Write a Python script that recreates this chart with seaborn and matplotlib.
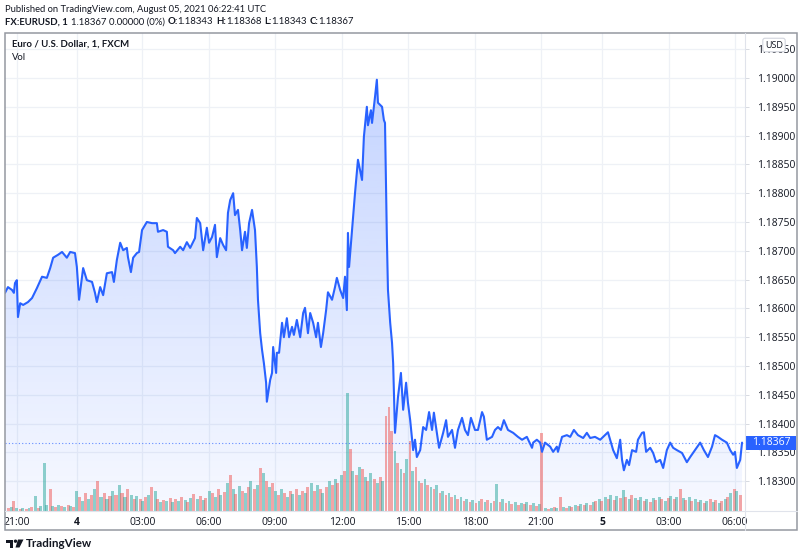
import numpy as np
import pandas as pd
import matplotlib
matplotlib.use("Agg")
import matplotlib.pyplot as plt
import matplotlib.transforms as mtransforms
from matplotlib.patches import Polygon, Rectangle, Circle
import seaborn as sns

# ---------------- data (1-minute bar index since chart start, close price) ----------------
t1 = [0, 8, 19, 24, 27, 32, 35, 41, 49, 62,
      73, 86, 100, 113, 122, 130, 143, 154, 167, 176,
      189, 194, 200, 211, 221, 235, 243, 248, 257, 265,
      275, 289, 294, 302, 311, 319, 329, 332, 340, 346,
      356, 362, 370, 383, 397, 410, 413, 427, 437, 440,
      454, 459, 473, 481, 491, 500, 513]
p1 = [1.18627, 1.18637, 1.18632, 1.18627, 1.18644, 1.18649, 1.18585, 1.18609, 1.18606, 1.18611,
      1.18618, 1.18635, 1.18655, 1.18653, 1.18670, 1.18688, 1.18693, 1.18698, 1.18688, 1.18698,
      1.18696, 1.18672, 1.18615, 1.18670, 1.18649, 1.18646, 1.18627, 1.18611, 1.18637, 1.18623,
      1.18661, 1.18663, 1.18646, 1.18684, 1.18714, 1.18701, 1.18705, 1.18689, 1.18663, 1.18688,
      1.18696, 1.18698, 1.18736, 1.18750, 1.18748, 1.18748, 1.18733, 1.18736, 1.18733, 1.18707,
      1.18701, 1.18696, 1.18707, 1.18701, 1.18715, 1.18705, 1.18722]

t2 = [518, 527, 535, 545, 551, 559, 567, 572, 581, 589,
      597, 602, 608, 616, 621, 629, 635, 640, 648, 653,
      659, 667, 675, 680, 683, 689, 694, 699, 705, 707,
      716, 721, 724, 732, 734, 740, 748, 753, 761, 767,
      775, 780, 788, 797, 805, 810, 818, 824, 832, 840,
      845, 853, 859, 867, 872, 883, 891, 896, 905, 913,
      918]
p2 = [1.18757, 1.18748, 1.18701, 1.18740, 1.18714, 1.18724, 1.18745, 1.18689, 1.18722, 1.18710,
      1.18701, 1.18766, 1.18788, 1.18800, 1.18762, 1.18771, 1.18736, 1.18701, 1.18733, 1.18705,
      1.18748, 1.18771, 1.18736, 1.18672, 1.18615, 1.18557, 1.18528, 1.18505, 1.18471, 1.18438,
      1.18476, 1.18488, 1.18533, 1.18488, 1.18523, 1.18523, 1.18575, 1.18550, 1.18583, 1.18550,
      1.18568, 1.18554, 1.18580, 1.18550, 1.18592, 1.18601, 1.18557, 1.18592, 1.18575, 1.18550,
      1.18575, 1.18533, 1.18557, 1.18597, 1.18628, 1.18615, 1.18637, 1.18653, 1.18632, 1.18618,
      1.18655]

t3 = [923, 926, 929, 937, 945, 953, 964, 969, 977, 980,
      988, 991, 999, 1004, 1007, 1018, 1023, 1026, 1031, 1034,
      1040, 1045, 1048, 1053, 1061, 1069, 1075, 1083, 1088, 1094,
      1102, 1107, 1112, 1121, 1129, 1137, 1145, 1153, 1158, 1166,
      1172, 1183, 1191, 1196, 1207, 1215, 1223, 1234, 1242, 1250,
      1258, 1269, 1277, 1288, 1293, 1301, 1315, 1323, 1331, 1339,
      1347, 1358, 1372, 1385, 1396, 1409, 1423]
p3 = [1.18597, 1.18731, 1.18672, 1.18736, 1.18800, 1.18858, 1.18823, 1.18898, 1.18950, 1.18918,
      1.18944, 1.18922, 1.18967, 1.18997, 1.18957, 1.18950, 1.18927, 1.18922, 1.18724, 1.18632,
      1.18575, 1.18540, 1.18505, 1.18384, 1.18446, 1.18488, 1.18424, 1.18471, 1.18436, 1.18406,
      1.18354, 1.18372, 1.18342, 1.18354, 1.18394, 1.18389, 1.18420, 1.18389, 1.18419, 1.18384,
      1.18358, 1.18384, 1.18406, 1.18377, 1.18389, 1.18358, 1.18389, 1.18410, 1.18389, 1.18380,
      1.18410, 1.18389, 1.18389, 1.18420, 1.18412, 1.18372, 1.18377, 1.18389, 1.18394, 1.18389,
      1.18406, 1.18389, 1.18384, 1.18377, 1.18372, 1.18377, 1.18358]

t4 = [1426, 1436, 1445, 1450, 1458, 1472, 1480, 1490, 1493, 1504,
      1517, 1526, 1536, 1547, 1561, 1571, 1580, 1593, 1607, 1615,
      1628, 1634, 1642, 1652, 1661, 1666, 1671, 1679, 1685, 1693,
      1704, 1709, 1720, 1725, 1731, 1742, 1750, 1758, 1769, 1777,
      1787, 1796, 1804, 1814, 1828, 1841, 1850, 1863, 1877, 1887,
      1898, 1909, 1917, 1925, 1936, 1949, 1958, 1966, 1971, 1976,
      1985, 1990]
p4 = [1.18367, 1.18372, 1.18367, 1.18351, 1.18367, 1.18360, 1.18351, 1.18360, 1.18351, 1.18377,
      1.18380, 1.18377, 1.18389, 1.18380, 1.18375, 1.18384, 1.18375, 1.18377, 1.18372, 1.18377,
      1.18385, 1.18372, 1.18354, 1.18340, 1.18372, 1.18337, 1.18319, 1.18337, 1.18328, 1.18354,
      1.18351, 1.18372, 1.18384, 1.18385, 1.18351, 1.18358, 1.18349, 1.18333, 1.18337, 1.18323,
      1.18354, 1.18367, 1.18358, 1.18354, 1.18349, 1.18333, 1.18342, 1.18354, 1.18367, 1.18354,
      1.18342, 1.18360, 1.18380, 1.18377, 1.18372, 1.18367, 1.18354, 1.18346, 1.18351, 1.18323,
      1.18337, 1.18367]

# volume per 8.1-minute bucket (arbitrary units)
volume = [3, 4, 10, 3, 2, 3, 2, 3, 4, 15, 3, 5, 48, 6, 22, 5, 4, 6, 5, 4, 6, 5, 4,
          20, 14, 10, 18, 12, 16, 22, 30, 14, 18, 12, 15, 20, 16, 26, 18, 14, 22, 16, 12, 15,
          12, 10, 14, 16, 24, 20, 12, 9, 11, 10, 13, 9, 12, 10, 14, 11, 9, 13, 17, 12, 15, 11, 13, 20,
          18, 14, 22, 16, 19, 28, 36, 22, 17, 25, 20, 18, 24, 30, 22, 26, 43,
          38, 30, 24, 28, 20, 16, 22, 18, 14, 20, 17, 22, 16, 20, 18, 24,
          28, 20, 26, 22, 18, 24, 30, 26, 32, 28, 36, 40,
          118, 62, 40, 36, 44, 42, 34, 30, 38, 32, 28, 34, 30,
          95, 104, 80, 60, 48, 42, 38, 52, 70, 40, 44, 30, 28, 32, 26, 24, 22, 26,
          18, 20, 16, 18, 14, 16, 12, 14, 10, 12, 9, 11, 8, 10, 12, 9, 11, 8, 10, 27,
          9, 12, 8, 10, 7, 9, 6, 8, 7, 9, 6, 8, 5, 7,
          78, 3, 2, 3, 4, 3, 14, 4, 3, 5, 4, 6, 5, 7, 6, 8, 6, 9, 10,
          12, 10, 14, 12, 16, 11, 15, 13, 21, 14, 12, 16, 13, 11, 14, 10, 12, 9, 13, 11,
          14, 12, 10, 13, 15, 12, 14, 22, 13, 11, 14, 10, 12, 9, 11, 8, 10, 12, 9, 11,
          8, 10, 12, 14, 18, 22, 20, 16]
vol_bucket_minutes = 8.1
vol_teal_override = [12, 113]
vol_red_override = [114, 126, 127, 128, 178]

tick_bars = [32, 194, 371, 551, 729, 910, 1088, 1269, 1447, 1612, 1793, 1971]
tick_labels = ["21:00", "4", "03:00", "06:00", "09:00", "12:00", "15:00", "18:00", "21:00", "5", "03:00", "06:00"]
bold_ticks = ["4", "5"]
price_ticks = [1.18300, 1.18350, 1.18400, 1.18450, 1.18500, 1.18550, 1.18600, 1.18650,
               1.18700, 1.18750, 1.18800, 1.18850, 1.18900, 1.18950, 1.19000, 1.19050]
last_price = 1.18367

header_line1 = "Published on TradingView.com, August 05, 2021 06:22:41 UTC"
header_line2 = [("FX:EURUSD, 1", True, 3), ("1.18367 0.00000 (0%)", False, 3),
                ("O:", True, 0), ("1.18343", False, 3), ("H:", True, 0), ("1.18368", False, 3),
                ("L:", True, 0), ("1.18343", False, 3), ("C:", True, 0), ("1.18367", False, 0)]
chart_title = "Euro / U.S. Dollar, 1, FXCM"

# ---------------- assemble ----------------
bar = np.array(t1 + t2 + t3 + t4, dtype=float)
price = np.array(p1 + p2 + p3 + p4)
df = pd.DataFrame({"bar": bar, "close": price})
volume = np.array(volume, dtype=float)
vol_t = (np.arange(len(volume)) + 1) * vol_bucket_minutes

sns.set_theme(style="white")
plt.rcParams["font.family"] = ["Open Sans", "DejaVu Sans"]
HFONT = ["Lato", "DejaVu Sans"]

W, H = 800, 558
fig = plt.figure(figsize=(8, 5.58), dpi=100)
fig.patch.set_facecolor("white")
PX = mtransforms.Affine2D().scale(1 / W, -1 / H).translate(0, 1) + fig.transFigure
renderer = fig.canvas.get_renderer()

TEXT = "#131722"
BLUE = "#2962ff"
GRID = "#eef1f6"

left, right, top, bottom = 5, 745, 33, 511
rect = [left / W, 1 - bottom / H, (right - left) / W, (bottom - top) / H]
ax = fig.add_axes(rect)
ax_v = ax.twinx()
ax_l = ax.twinx()

xlim = (0, 1998)
ylim = (1.182483, 1.190781)
for a in (ax, ax_l):
    a.set_xlim(*xlim)
    a.set_ylim(*ylim)
ax_v.set_ylim(0, 478)

# grid
for p in price_ticks:
    ax.axhline(p, color=GRID, lw=0.9, zorder=0.5)
for tb in tick_bars:
    ax.axvline(tb, color=GRID, lw=0.9, zorder=0.5)

# gradient area fill
verts = np.vstack([[bar[0], ylim[0]], np.column_stack([bar, price]), [bar[-1], ylim[0]]])
poly = Polygon(verts, closed=True, fc="none", ec="none")
ax.add_patch(poly)
n = 256
rgba = np.zeros((n, 1, 4))
rgba[:, 0, 0] = 41 / 255
rgba[:, 0, 1] = 98 / 255
rgba[:, 0, 2] = 255 / 255
rgba[:, 0, 3] = np.linspace(0.30, 0.04, n)
im = ax.imshow(rgba, extent=[xlim[0], xlim[1], ylim[0], ylim[1]], origin="upper",
               aspect="auto", zorder=1, interpolation="bilinear")
im.set_clip_path(poly)
ax.set_xlim(*xlim)
ax.set_ylim(*ylim)

# volume
colors = []
for k in range(len(volume)):
    c = "#26a69a" if k % 2 else "#ef5350"
    if k in vol_teal_override:
        c = "#26a69a"
    if k in vol_red_override:
        c = "#ef5350"
    colors.append(c)
ax_v.bar(vol_t, volume, width=vol_bucket_minutes, color=colors, alpha=0.5, linewidth=0)
ax_v.set_xlim(*xlim)

# price line
sns.lineplot(data=df, x="bar", y="close", ax=ax_l, color=BLUE, linewidth=1.5,
             estimator=None, sort=False)
ax_l.axhline(last_price, color=BLUE, lw=0.8, ls=(0, (1, 2)), alpha=0.7, zorder=1)
ax_l.set_xlim(*xlim)
ax_l.set_ylim(*ylim)
ax_l.set_xlabel("")
ax_l.set_ylabel("")

# axes styling
for a in (ax, ax_v, ax_l):
    for s in a.spines.values():
        s.set_visible(False)
ax.set_facecolor("white")
ax.tick_params(left=False, labelleft=False)
ax_v.tick_params(right=False, labelright=False, left=False, labelleft=False)
ax.set_xticks(tick_bars)
ax.set_xticklabels(tick_labels)
ax.tick_params(axis="x", length=0, pad=4, labelsize=7.5, labelcolor=TEXT)
for lab in ax.get_xticklabels():
    if lab.get_text() in bold_ticks:
        lab.set_fontweight("bold")
ax_l.set_yticks(price_ticks)
ax_l.set_yticklabels([f"{p:.5f}" for p in price_ticks])
ax_l.tick_params(axis="y", right=True, labelright=True, length=3, width=0.6,
                 color="#d1d4dc", pad=6, labelsize=7.5, labelcolor=TEXT)

# frame and separators
fig.add_artist(Rectangle((5, 33), 792, 497, transform=PX, fill=False, ec="#9598a1", lw=1.1))
fig.add_artist(plt.Line2D([5, 797], [511, 511], transform=PX, color="#e0e3eb", lw=0.8))
fig.add_artist(plt.Line2D([745, 745], [33, 530], transform=PX, color="#e0e3eb", lw=0.8))

# last price label
blend = mtransforms.blended_transform_factory(fig.transFigure, ax_l.transData)
lbl = Rectangle((746 / W, last_price - 0.000122), 50 / W, 0.000244, transform=blend,
                fc=BLUE, ec="none", clip_on=False, zorder=10)
ax_l.add_patch(lbl)
ax_l.text(771 / W, last_price, f"{last_price:.5f}", transform=blend, color="white",
          ha="center", va="center", fontsize=7.5, zorder=11, clip_on=False)

# USD box
fig.text(774, 45, "USD", transform=PX, ha="center", va="center", fontsize=6.5, color=TEXT,
         bbox=dict(boxstyle="round,pad=0.25", fc="white", ec="#d1d4dc", lw=0.8))


def fitted_text(x, y, s, target_w, size, **kw):
    t = fig.text(x, y, s, transform=PX, fontsize=size, family=HFONT, color=TEXT,
                 va="center", ha="left", **kw)
    w = t.get_window_extent(renderer).width
    t.set_fontsize(size * target_w / w)
    return t


# header texts
fitted_text(5, 9, header_line1, 261, 7.5)
size2 = 7.5
xs = 5
items = []
for txt, b, gap in header_line2:
    t = fig.text(xs, 22, txt, transform=PX, fontsize=size2, family=HFONT, color=TEXT,
                 va="center", ha="left", fontweight="bold" if b else "normal")
    items.append((t, gap))
    xs = t.get_window_extent(renderer).x1 + gap
scale = (353 - 5) / (xs - 5)
xs = 5
for t, gap in items:
    t.set_fontsize(size2 * scale)
    t.set_x(xs)
    xs = t.get_window_extent(renderer).x1 + gap * scale
fitted_text(12, 44, chart_title, 116, 7.5, fontweight="bold")
fitted_text(12, 57, "Vol", 14, 7.5)

# TradingView logo
fig.add_artist(Rectangle((6, 539.5), 7, 3, transform=PX, fc=TEXT, ec="none"))
fig.add_artist(Rectangle((9.5, 539.5), 3.5, 8, transform=PX, fc=TEXT, ec="none"))
fig.add_artist(Circle((15.5, 541.2), 1.7, transform=PX, fc=TEXT, ec="none"))
fig.add_artist(Polygon([[18, 539.5], [23.5, 539.5], [19.5, 547.5], [15.5, 547.5]],
                       closed=True, transform=PX, fc=TEXT, ec="none"))
fitted_text(26, 543.5, "TradingView", 66, 9.5, fontweight="bold")

fig.savefig("out.png", dpi=100)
========================
(WHAT THE EXERCISE ASKS) From the first line above through the line containing "import seaborn as sns", copy everything exactly, without the pictures.

(WORKED ANSWER)
Write a Python script that recreates this chart with seaborn and matplotlib.
import numpy as np
import pandas as pd
import matplotlib
matplotlib.use("Agg")
import matplotlib.pyplot as plt
import matplotlib.transforms as mtransforms
from matplotlib.patches import Polygon, Rectangle, Circle
import seaborn as sns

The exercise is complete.